>> Start

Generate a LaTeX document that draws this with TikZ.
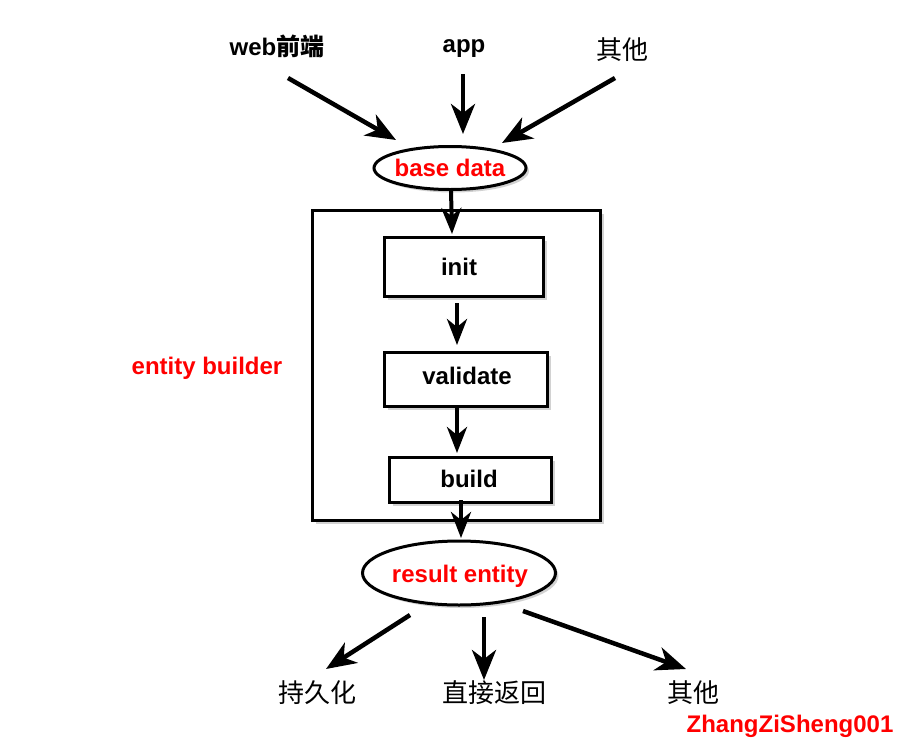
\documentclass[tikz,border=0pt]{standalone}
\usepackage{fontspec}
\setmainfont{Liberation Sans}
\newfontfamily\cjk{Noto Sans CJK SC}
\newfontfamily\cjkb{Noto Sans CJK SC Bold}
\usetikzlibrary{arrows.meta,shapes.geometric,shadows}
\begin{document}
\begin{tikzpicture}[x=1pt,y=-1pt,
  lbl/.style={font=\fontsize{24}{27}\selectfont\bfseries, inner sep=0pt},
  redlbl/.style={lbl, text=red},
  cjklbl/.style={font=\fontsize{26}{30}\selectfont\cjk, inner sep=0pt},
  shad/.style={drop shadow={opacity=0.35, shadow xshift=3pt, shadow yshift=-3pt}},
  stepbox/.style={draw, line width=3pt, fill=white, shad, anchor=north west},
  oval/.style={ellipse, draw, line width=3pt, fill=white, shad, inner sep=0pt},
  bigarrow/.style={line width=4.5pt, -{Stealth[length=30pt,width=24pt,inset=9pt]}},
  smallarrow/.style={line width=4pt, -{Stealth[length=26pt,width=20pt,inset=8pt]}}
]
\useasboundingbox (0,0) rectangle (900,750);
\fill[white] (0,0) rectangle (900,750);

% outer box
\node[stepbox, minimum width=288pt, minimum height=310pt] (outer) at (311,209) {};

% top labels
\node[lbl] (web) at (277,46) {web{\cjkb 前端}};
\node[lbl] (app) at (464,49) {app};
\node[cjklbl] (oth1) at (622,50) {其他};

% base data
\node[oval, minimum width=152pt, minimum height=43pt] (base) at (450,168) {};
\node[redlbl] (basetxt) at (450,168) {base data};

% inner boxes
\node[stepbox, minimum width=159pt, minimum height=59pt] (init) at (383,236) {};
\node[lbl] (inittxt) at (459,267) {init};
\node[stepbox, minimum width=163pt, minimum height=54pt] (valid) at (383,351) {};
\node[lbl] (validtxt) at (467,376) {validate};
\node[stepbox, minimum width=162pt, minimum height=45pt] (build) at (388,456) {};
\node[lbl] (buildtxt) at (469,479) {build};

\node[redlbl] (eb) at (207,368) {entity builder};

% result entity
\node[oval, minimum width=193pt, minimum height=64pt] (res) at (459,573) {};
\node[redlbl] (restxt) at (460,576) {result entity};

% bottom labels
\node[cjklbl] (persist) at (317,693) {持久化};
\node[cjklbl] (ret) at (494,693) {直接返回};
\node[cjklbl] (oth2) at (693,693) {其他};
\node[redlbl] (author) at (790,726) {ZhangZiSheng001};

% coordinates for arrow ends
\coordinate (w1) at (288,78);
\coordinate (w2) at (396,140);
\coordinate (a1) at (463,74);
\coordinate (a2) at (463,134);
\coordinate (o1) at (615,78);
\coordinate (o2) at (502,143);
\coordinate (b1) at (451,190);
\coordinate (b2) at (452,234);
\coordinate (i1) at (457,303);
\coordinate (i2) at (457,345);
\coordinate (v1) at (457,408);
\coordinate (v2) at (457,453);
\coordinate (u1) at (461,500);
\coordinate (u2) at (461,538);
\coordinate (r1) at (410,615);
\coordinate (r2) at (326,669);
\coordinate (s1) at (484,617);
\coordinate (s2) at (484,680);
\coordinate (t1) at (523,611);
\coordinate (t2) at (686,669);

\draw[bigarrow] (w1) -- (w2);
\draw[bigarrow] (a1) -- (a2);
\draw[bigarrow] (o1) -- (o2);
\draw[smallarrow] (b1) -- (b2);
\draw[smallarrow] (i1) -- (i2);
\draw[smallarrow] (v1) -- (v2);
\draw[smallarrow] (u1) -- (u2);
\draw[bigarrow] (r1) -- (r2);
\draw[bigarrow] (s1) -- (s2);
\draw[bigarrow] (t1) -- (t2);
\end{tikzpicture}
\end{document}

>> End

- WORK TO COMPLETE -
Write out again, exactly, the lines from the start of the listing up to the line containing "(basetxt) at (450,168)", with both ends and without pictures.

- THE RESULT -
Generate a LaTeX document that draws this with TikZ.
\documentclass[tikz,border=0pt]{standalone}
\usepackage{fontspec}
\setmainfont{Liberation Sans}
\newfontfamily\cjk{Noto Sans CJK SC}
\newfontfamily\cjkb{Noto Sans CJK SC Bold}
\usetikzlibrary{arrows.meta,shapes.geometric,shadows}
\begin{document}
\begin{tikzpicture}[x=1pt,y=-1pt,
  lbl/.style={font=\fontsize{24}{27}\selectfont\bfseries, inner sep=0pt},
  redlbl/.style={lbl, text=red},
  cjklbl/.style={font=\fontsize{26}{30}\selectfont\cjk, inner sep=0pt},
  shad/.style={drop shadow={opacity=0.35, shadow xshift=3pt, shadow yshift=-3pt}},
  stepbox/.style={draw, line width=3pt, fill=white, shad, anchor=north west},
  oval/.style={ellipse, draw, line width=3pt, fill=white, shad, inner sep=0pt},
  bigarrow/.style={line width=4.5pt, -{Stealth[length=30pt,width=24pt,inset=9pt]}},
  smallarrow/.style={line width=4pt, -{Stealth[length=26pt,width=20pt,inset=8pt]}}
]
\useasboundingbox (0,0) rectangle (900,750);
\fill[white] (0,0) rectangle (900,750);

% outer box
\node[stepbox, minimum width=288pt, minimum height=310pt] (outer) at (311,209) {};

% top labels
\node[lbl] (web) at (277,46) {web{\cjkb 前端}};
\node[lbl] (app) at (464,49) {app};
\node[cjklbl] (oth1) at (622,50) {其他};

% base data
\node[oval, minimum width=152pt, minimum height=43pt] (base) at (450,168) {};
\node[redlbl] (basetxt) at (450,168) {base data};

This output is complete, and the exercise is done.